Not too strident, you say? Perhaps, but let's fast forward to the next presidential election when he was suddenly in fashion as one of the new, allegedly moderate evangelicals courted by the Democratic Party. He was so important that he was allowed to host a presidential candidate's forum in the sanctuary of his church, broadcast to a national television audience.
He was supposed to ask McCain and Obama the same questions. He questioned Obama closely on abortion, but when it was McCain's turn, Warren compared abortion to "the Holocaust" and in answer, McCain simply said "I'm prolife." Warren later called on his audience not to "demonize" people with whom they may disagree -- having just compared people who have a different view on abortion to the Nazis.

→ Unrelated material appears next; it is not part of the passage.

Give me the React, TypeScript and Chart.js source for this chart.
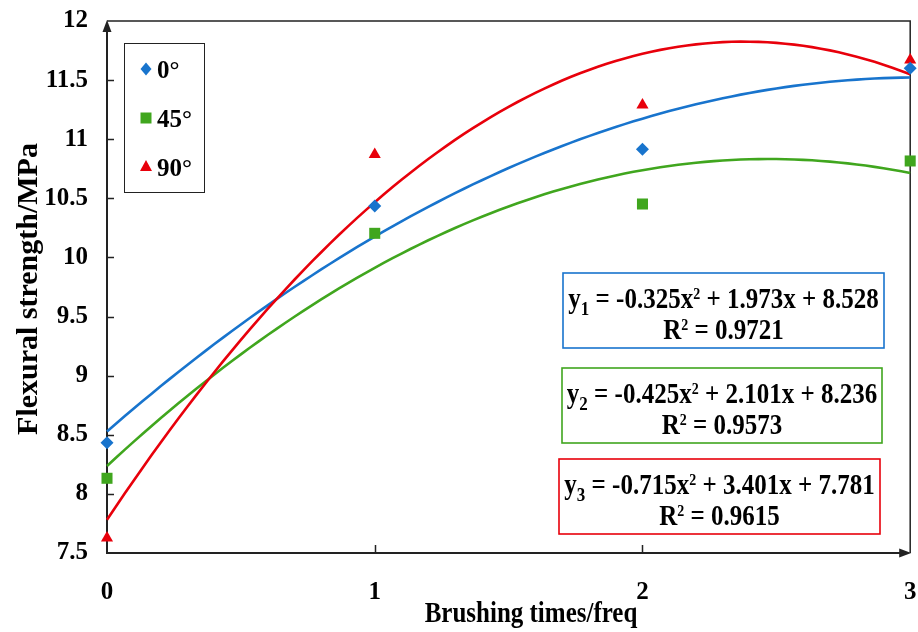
import React, { useEffect, useRef } from "react";
import { Chart, registerables } from "chart.js";

Chart.register(...registerables);

// Measured flexural strength (MPa) per brushing count
const brushTimes = [0, 1, 2, 3];
const strength0 = [8.433, 10.435, 10.915, 11.6];
const strength45 = [8.132, 10.204, 10.452, 10.816];
const strength90 = [7.627, 10.87, 11.29, 11.67];

const seriesNames = ["0°", "45°", "90°"];
const seriesColors = ["#1874CD", "#40A61E", "#E8000B"];

// Quadratic trendline coefficients [a, b, c] for y = a·x² + b·x + c
const fit0 = [-0.325, 1.973, 8.528];
const fit45 = [-0.425, 2.101, 8.236];
const fit90 = [-0.715, 3.401, 7.781];
const rSquared = [0.9721, 0.9573, 0.9615];

const xTicks = [0, 1, 2, 3];
const yTicks = [7.5, 8, 8.5, 9, 9.5, 10, 10.5, 11, 11.5, 12];

const xTitle = "Brushing times/freq";
const yTitle = "Flexural strength/MPa";

const SERIF = '"Liberation Serif", "Times New Roman", serif';

// Trendline traced from its displayed equation
function trend(coef: number[]) {
  const pts: { x: number; y: number }[] = [];
  const n = 90;
  for (let i = 0; i <= n; i++) {
    const x = (3 * i) / n;
    pts.push({ x, y: coef[0] * x * x + coef[1] * x + coef[2] });
  }
  return pts;
}

function pairs(ys: number[]) {
  return brushTimes.map((x, i) => ({ x, y: ys[i] }));
}

type Part = { t: string; k: "n" | "sub" | "sup" };

function drawRich(ctx: CanvasRenderingContext2D, parts: Part[], cx: number, baseline: number, sy: number) {
  const fontFor = (k: string) =>
    k === "n" ? `bold 25px ${SERIF}` : k === "sub" ? `bold 17px ${SERIF}` : `bold 14px ${SERIF}`;
  let total = 0;
  for (const p of parts) {
    ctx.font = fontFor(p.k);
    total += ctx.measureText(p.t).width;
  }
  let x = cx - total / 2;
  ctx.textAlign = "left";
  ctx.textBaseline = "alphabetic";
  for (const p of parts) {
    ctx.font = fontFor(p.k);
    const dy = p.k === "sub" ? 6 : p.k === "sup" ? -8 : 0;
    ctx.save();
    ctx.translate(x, baseline + dy * sy);
    ctx.scale(1, sy);
    ctx.fillText(p.t, 0, 0);
    ctx.restore();
    x += ctx.measureText(p.t).width;
  }
}

function signed(v: number) {
  return `${v < 0 ? "-" : "+"} ${Math.abs(v).toFixed(3)}`;
}

function drawMarker(ctx: CanvasRenderingContext2D, kind: number, x: number, y: number, color: string) {
  ctx.fillStyle = color;
  ctx.beginPath();
  if (kind === 0) {
    ctx.moveTo(x, y - 6.5);
    ctx.lineTo(x + 5.5, y);
    ctx.lineTo(x, y + 6.5);
    ctx.lineTo(x - 5.5, y);
  } else if (kind === 1) {
    ctx.rect(x - 5.5, y - 5.5, 11, 11);
  } else {
    ctx.moveTo(x, y - 7);
    ctx.lineTo(x + 6, y + 4);
    ctx.lineTo(x - 6, y + 4);
  }
  ctx.closePath();
  ctx.fill();
}

const axesPlugin = {
  id: "axesFrame",
  beforeDatasetsDraw(chart: any) {
    const { ctx, chartArea: a, scales } = chart;
    ctx.save();
    ctx.strokeStyle = "#222";
    ctx.fillStyle = "#222";
    // frame top and right
    ctx.lineWidth = 1.5;
    ctx.beginPath();
    ctx.moveTo(a.left, a.top);
    ctx.lineTo(a.right, a.top);
    ctx.lineTo(a.right, a.bottom);
    ctx.stroke();
    // axes
    ctx.lineWidth = 2;
    ctx.beginPath();
    ctx.moveTo(a.left, a.top + 8);
    ctx.lineTo(a.left, a.bottom);
    ctx.lineTo(a.right - 8, a.bottom);
    ctx.stroke();
    // arrow heads
    ctx.beginPath();
    ctx.moveTo(a.left, a.top - 1);
    ctx.lineTo(a.left + 4.5, a.top + 11);
    ctx.lineTo(a.left - 4.5, a.top + 11);
    ctx.closePath();
    ctx.fill();
    ctx.beginPath();
    ctx.moveTo(a.right + 1, a.bottom);
    ctx.lineTo(a.right - 11, a.bottom - 4.5);
    ctx.lineTo(a.right - 11, a.bottom + 4.5);
    ctx.closePath();
    ctx.fill();
    // inward tick marks
    ctx.lineWidth = 1.5;
    ctx.beginPath();
    for (const v of yTicks) {
      if (v === yTicks[0] || v === yTicks[yTicks.length - 1]) continue;
      const py = Math.round(scales.y.getPixelForValue(v)) + 0.5;
      ctx.moveTo(a.left, py);
      ctx.lineTo(a.left + 7, py);
    }
    for (const v of xTicks) {
      if (v === xTicks[0] || v === xTicks[xTicks.length - 1]) continue;
      const px = Math.round(scales.x.getPixelForValue(v)) + 0.5;
      ctx.moveTo(px, a.bottom);
      ctx.lineTo(px, a.bottom - 8);
    }
    ctx.stroke();
    ctx.restore();
  },
  afterDraw(chart: any) {
    const { ctx, chartArea: a } = chart;
    ctx.save();
    ctx.fillStyle = "#000";

    // axis titles
    ctx.font = `bold 25px ${SERIF}`;
    ctx.textAlign = "center";
    ctx.textBaseline = "alphabetic";
    ctx.save();
    ctx.translate(531, 622);
    ctx.scale(1, 1.15);
    ctx.fillText(xTitle, 0, 0);
    ctx.restore();

    ctx.font = `bold 30px ${SERIF}`;
    ctx.save();
    ctx.translate(37, 289);
    ctx.rotate(-Math.PI / 2);
    ctx.fillText(yTitle, 0, 0);
    ctx.restore();

    // legend box
    const lx = a.left + 17;
    const ly = a.top + 22;
    ctx.fillStyle = "#fff";
    ctx.fillRect(lx, ly, 80, 149);
    ctx.strokeStyle = "#222";
    ctx.lineWidth = 1;
    ctx.strokeRect(lx + 0.5, ly + 0.5, 80, 149);
    ctx.font = `bold 25px ${SERIF}`;
    ctx.textAlign = "left";
    ctx.textBaseline = "alphabetic";
    seriesNames.forEach((name, i) => {
      const my = ly + 26 + i * 49;
      drawMarker(ctx, i, lx + 22, my, seriesColors[i]);
      ctx.fillStyle = "#000";
      ctx.fillText(name, lx + 33, my + 9);
    });

    // equation boxes
    const fits = [fit0, fit45, fit90];
    const boxes = [
      [563, 273, 321, 75],
      [562, 368, 320, 75],
      [559, 459, 321, 75],
    ];
    fits.forEach((c, i) => {
      const [bx, by, bw, bh] = boxes[i];
      ctx.fillStyle = "#fff";
      ctx.fillRect(bx, by, bw, bh);
      ctx.strokeStyle = seriesColors[i];
      ctx.lineWidth = 1.6;
      ctx.strokeRect(bx, by, bw, bh);
      ctx.fillStyle = "#000";
      const cx = bx + bw / 2;
      drawRich(
        ctx,
        [
          { t: "y", k: "n" },
          { t: String(i + 1), k: "sub" },
          { t: ` = ${c[0].toFixed(3)}x`, k: "n" },
          { t: "2", k: "sup" },
          { t: ` ${signed(c[1])}x ${signed(c[2])}`, k: "n" },
        ],
        cx,
        by + 35,
        1.15
      );
      drawRich(
        ctx,
        [
          { t: "R", k: "n" },
          { t: "2", k: "sup" },
          { t: ` = ${rSquared[i].toFixed(4)}`, k: "n" },
        ],
        cx,
        by + 66,
        1.15
      );
    });
    ctx.restore();
  },
};

export default function App() {
  const ref = useRef<HTMLCanvasElement>(null);

  useEffect(() => {
    const tickFont = { family: SERIF, size: 25, weight: "bold" as const };
    const chart = new Chart(ref.current!, {
      type: "scatter",
      data: {
        datasets: [
          {
            label: seriesNames[0],
            data: pairs(strength0),
            pointStyle: "rectRot",
            pointRadius: 6.5,
            backgroundColor: seriesColors[0],
            borderColor: seriesColors[0],
            borderWidth: 0,
            clip: false,
          },
          {
            label: seriesNames[1],
            data: pairs(strength45),
            pointStyle: "rect",
            pointRadius: 7.8,
            backgroundColor: seriesColors[1],
            borderColor: seriesColors[1],
            borderWidth: 0,
            clip: false,
          },
          {
            label: seriesNames[2],
            data: pairs(strength90),
            pointStyle: "triangle",
            pointRadius: 7,
            backgroundColor: seriesColors[2],
            borderColor: seriesColors[2],
            borderWidth: 0,
            clip: false,
          },
          ...[fit90, fit0, fit45].map((c) => {
            const idx = c === fit0 ? 0 : c === fit45 ? 1 : 2;
            return {
              label: `fit ${seriesNames[idx]}`,
              data: trend(c),
              showLine: true,
              pointRadius: 0,
              borderColor: seriesColors[idx],
              borderWidth: 2.6,
              tension: 0,
              clip: false as const,
            };
          }),
        ],
      },
      options: {
        animation: false,
        responsive: true,
        maintainAspectRatio: false,
        layout: { padding: { left: 0, right: 5, top: 21, bottom: 0 } },
        plugins: { legend: { display: false }, tooltip: { enabled: false } },
        scales: {
          x: {
            type: "linear",
            min: 0,
            max: 3,
            grid: { display: false, drawTicks: false },
            border: { display: false },
            afterBuildTicks: (s: any) => {
              s.ticks = xTicks.map((v) => ({ value: v }));
            },
            ticks: {
              color: "#000",
              font: tickFont,
              padding: 25,
              maxRotation: 0,
              callback: (v: any) => String(v),
            },
            afterFit: (s: any) => {
              s.height = 79;
              s.paddingLeft = 0;
              s.paddingRight = 0;
            },
          },
          y: {
            type: "linear",
            min: 7.5,
            max: 12,
            grid: { display: false, drawTicks: false },
            border: { display: false },
            afterBuildTicks: (s: any) => {
              s.ticks = yTicks.map((v) => ({ value: v }));
            },
            ticks: {
              color: "#000",
              font: tickFont,
              padding: 19,
              callback: (v: any) => String(v),
            },
            afterFit: (s: any) => {
              s.width = 107;
              s.paddingTop = 0;
              s.paddingBottom = 0;
            },
          },
        },
      },
      plugins: [axesPlugin],
    });
    return () => chart.destroy();
  }, []);

  return (
    <div style={{ position: "absolute", left: 0, top: 0, width: 918, height: 632, background: "#fff" }}>
      <canvas ref={ref} />
    </div>
  );
}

The next day, he told reporter Dan Gilgoff:
If they (Evangelicals, among whom Warren counts himself) think that life begins at conception, then that means that there are 40 million Americans who are not here [because they were aborted] that could have voted. They would call that a holocaust, and for them it would like if I'm Jewish and a Holocaust denier is running for office. I don't care how right he is on everything else, it's a deal breaker for me. I'm not going to vote for a Holocaust denier....
This is worth mentioning because inflammatory antiabortion rhetoric that contributes to the threat and climate of violence is not limited to professional sound bite provocateurs like Randall Terry. Such rhetoric and the underlying ideology it expresses is so ingrained in the culture of the antiabortion movement, that someone like Rick Warren busily packaging himself as a moderate thinks nothing of calling abortion a Holocaust and prochoice pols as holocaust deniers. And hardly a media ripple results.
When Randall Terry led Operation Rescue in the late 1980s, their slogan was, "If you believe abortion is murder, then act like it is murder."
How do we suppose Terry thinks people should act if an abortion provider is a mass murderer? And what does Rick Warren think people should do if God's non-debatable, non-negotiable word is defied in the form of a holocaust and those who support it are holocaust deniers?